Agua Segrada from Espita Mezcaleria, Washington, DC

It’s easy to go overboard with punch, but I’ve found that sometimes the most memorable recipes are the ones that are the easiest to make and most simple in their ingredient list. That’s certainly the case with this beauty from Megan Barnes of Espita Mezcaleria. Chamomile is an ingredient you find often in Mexico, and its softly herbal flavor brings a pretty lightness to smoky mezcal. I love the way parsnips bring an additional sweet-earthy flavor to the syrup—a quirky but effective inclusion from Barnes.

  • 9 oz. mezcal
  • 3 oz. spiced syrup (instructions below)
  • 3 oz. fresh lemon juice
  • 6 oz. hot Chamomile tea

Spiced Syrup: combine 4 parsnips (chopped) with 15 grams ginger, 60 grams nutmeg, 40 grams white pepper, 20 grams Cardamom, 500g sugar and 1000 ml of water in a saucepan and bring to a boil. Reduce heat to a simmer and let cook for 20 minutes. Store syrup in the refrigerator when not in use.

To make the drink: Brew a mug of your favorite chamomile tea and add mezcal, syrup and lemon juice. Stir to combine. The measurements make enough for six servings.
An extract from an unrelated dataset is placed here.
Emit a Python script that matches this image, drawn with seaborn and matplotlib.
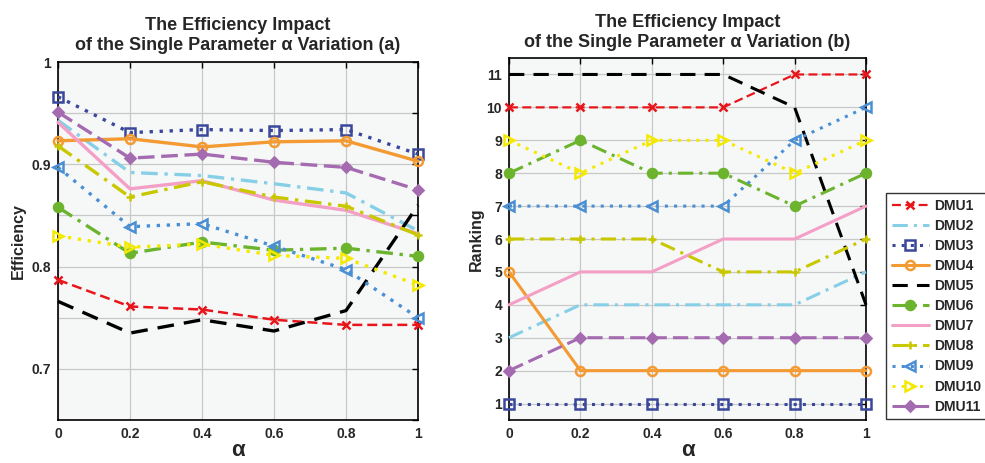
import matplotlib
matplotlib.use("Agg")
import matplotlib.pyplot as plt
import seaborn as sns
import pandas as pd

alpha = [0, 0.2, 0.4, 0.6, 0.8, 1.0]
dmus = ["DMU1", "DMU2", "DMU3", "DMU4", "DMU5", "DMU6",
        "DMU7", "DMU8", "DMU9", "DMU10", "DMU11"]

# efficiency values (panel a)
eff_dmu1 = [0.787, 0.761, 0.758, 0.748, 0.743, 0.743]
eff_dmu2 = [0.943, 0.892, 0.889, 0.881, 0.872, 0.835]
eff_dmu3 = [0.966, 0.931, 0.934, 0.933, 0.934, 0.910]
eff_dmu4 = [0.923, 0.925, 0.917, 0.922, 0.923, 0.903]
eff_dmu5 = [0.766, 0.735, 0.748, 0.737, 0.757, 0.860]
eff_dmu6 = [0.858, 0.813, 0.824, 0.816, 0.818, 0.810]
eff_dmu7 = [0.941, 0.876, 0.884, 0.865, 0.855, 0.832]
eff_dmu8 = [0.918, 0.868, 0.883, 0.868, 0.859, 0.831]
eff_dmu9 = [0.897, 0.839, 0.842, 0.820, 0.797, 0.750]
eff_dmu10 = [0.830, 0.819, 0.822, 0.811, 0.808, 0.782]
eff_dmu11 = [0.951, 0.906, 0.910, 0.902, 0.897, 0.875]

# rankings (panel b)
rank_dmu1 = [10, 10, 10, 10, 11, 11]
rank_dmu2 = [3, 4, 4, 4, 4, 5]
rank_dmu3 = [1, 1, 1, 1, 1, 1]
rank_dmu4 = [5, 2, 2, 2, 2, 2]
rank_dmu5 = [11, 11, 11, 11, 10, 4]
rank_dmu6 = [8, 9, 8, 8, 7, 8]
rank_dmu7 = [4, 5, 5, 6, 6, 7]
rank_dmu8 = [6, 6, 6, 5, 5, 6]
rank_dmu9 = [7, 7, 7, 7, 9, 10]
rank_dmu10 = [9, 8, 9, 9, 8, 9]
rank_dmu11 = [2, 3, 3, 3, 3, 3]

eff = [eff_dmu1, eff_dmu2, eff_dmu3, eff_dmu4, eff_dmu5, eff_dmu6,
       eff_dmu7, eff_dmu8, eff_dmu9, eff_dmu10, eff_dmu11]
rank = [rank_dmu1, rank_dmu2, rank_dmu3, rank_dmu4, rank_dmu5, rank_dmu6,
        rank_dmu7, rank_dmu8, rank_dmu9, rank_dmu10, rank_dmu11]

# style per DMU: color, linestyle, marker, filled
styles = {
    "DMU1": ("#e8151b", (0, (4, 2)), "x", True),
    "DMU2": ("#87cfe6", (0, (5, 2, 1, 2)), None, True),
    "DMU3": ("#3a479b", (0, (1, 2)), "s", False),
    "DMU4": ("#f39a33", "-", "o", False),
    "DMU5": ("#000000", (0, (5, 3)), None, True),
    "DMU6": ("#6cb42e", (0, (5, 2, 1, 2)), "o", True),
    "DMU7": ("#f49fc6", "-", None, True),
    "DMU8": ("#c9c800", (0, (5, 2, 1, 2)), "+", True),
    "DMU9": ("#4a8fd3", (0, (1, 2)), "<", False),
    "DMU10": ("#f4e900", (0, (1, 2)), ">", False),
    "DMU11": ("#a56bb0", (0, (5, 2)), "D", True),
}

sns.set_style("whitegrid")
plt.rcParams["font.family"] = ["Liberation Sans", "DejaVu Sans"]
plt.rcParams["font.weight"] = "bold"

fig = plt.figure(figsize=(9.85, 4.63), dpi=100)
ax1 = fig.add_axes([0.0589, 0.0929, 0.3655, 0.7731])
ax2 = fig.add_axes([0.5168, 0.0929, 0.3624, 0.7818])


def draw(ax, values, lw):
    for name, vals in zip(dmus, values):
        c, ls, mk, filled = styles[name]
        df = pd.DataFrame({"alpha": alpha, "v": vals})
        if mk in ("x", "+"):
            ms = 6
        elif mk == "D":
            ms = 5.5
        else:
            ms = 6.5
        sns.lineplot(data=df, x="alpha", y="v", ax=ax, color=c, linestyle=ls,
                     linewidth=lw if name != "DMU1" else lw - 0.6,
                     marker=mk, markersize=ms,
                     markeredgewidth=1.8, markeredgecolor=c,
                     markerfacecolor=c if filled else "none",
                     label=name, clip_on=False, zorder=3)


draw(ax1, eff, 2.4)
draw(ax2, rank, 2.2)

for ax in (ax1, ax2):
    ax.set_facecolor("#f6f8f8")
    ax.set_xlim(0, 1)
    ax.set_xticks(alpha)
    ax.set_xticklabels(["0", "0.2", "0.4", "0.6", "0.8", "1"])
    ax.grid(True, color="#c8c8c8", linewidth=0.9)
    ax.tick_params(direction="in", length=4, width=1, labelsize=10,
                   top=True, right=True, pad=5, color="black")
    for s in ax.spines.values():
        s.set_color("black")
        s.set_linewidth(1.2)
    ax.set_xlabel("α", fontsize=16, fontweight="bold", labelpad=-1)
    if ax.get_legend() is not None:
        ax.get_legend().remove()

ax1.set_ylim(0.65, 1.0)
ax1.set_yticks([0.65, 0.7, 0.75, 0.8, 0.85, 0.9, 0.95, 1.0])
ax1.set_yticklabels(["", "0.7", "", "0.8", "", "0.9", "", "1"])
ax1.set_ylabel("Efficiency", fontsize=11.5, fontweight="bold", labelpad=4)
ax1.set_title("The Efficiency Impact\nof the Single Parameter α Variation (a)",
              fontsize=13, fontweight="bold", pad=9)

ax2.set_ylim(0.5, 11.5)
ax2.set_yticks(range(1, 12))
ax2.set_ylabel("Ranking", fontsize=11.5, fontweight="bold", labelpad=2)
ax2.set_title("The Efficiency Impact\nof the Single Parameter α Variation (b)",
              fontsize=13, fontweight="bold", pad=8.2)

handles, labels = ax2.get_legend_handles_labels()
leg = fig.legend(handles, labels, loc="upper left",
                 bbox_to_anchor=(886 / 985, 1 - 193 / 463),
                 fontsize=10, frameon=True, fancybox=False,
                 edgecolor="black", labelspacing=0.44, handlelength=2.7,
                 handletextpad=0.35, borderpad=0.4, borderaxespad=0)
leg.get_frame().set_linewidth(1.0)
for t in leg.get_texts():
    t.set_fontweight("bold")

fig.savefig("out.png", dpi=100)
Feats of Strength from Todos Santos, Chicago

Jay Schroeder at Todos Santos has a real knack for making mezcal cocktails with great balance and nuanced layers of flavor. I especially love it when he turns to ingredients like fig and coffee, which bring a dark bittersweetness to the earthy qualities of mezcal. This punch has plenty of holiday personality without hitting you over the head with traditional baking spice flavors.

  • 6 oz. fresh lime juice
  • 6 oz. Plantation dark rum
  • 8 oz. Nuestra Soledad San Luis mezcal
  • 4 oz. Lavender syrup (instructions below)
  • 6 oz. Lustau manzanilla sherry
  • 2 oz. Galliano Ristretto coffee liqueur
  • 8 oz. fig puree
  • 10 oz. water

Lavender Syrup: Combine 1 quart granulated sugar with and 1 quart water and heat over medium heat. Add 1 tablespoon dried lavender. Allow to simmer for 10 minutes. Remove from heat and strain through a chinois. Allow to cool and store in an air-tight container for future use.

To make the punch: Combine all ingredients together in a punch bowl and stir to combine. Serve over ice.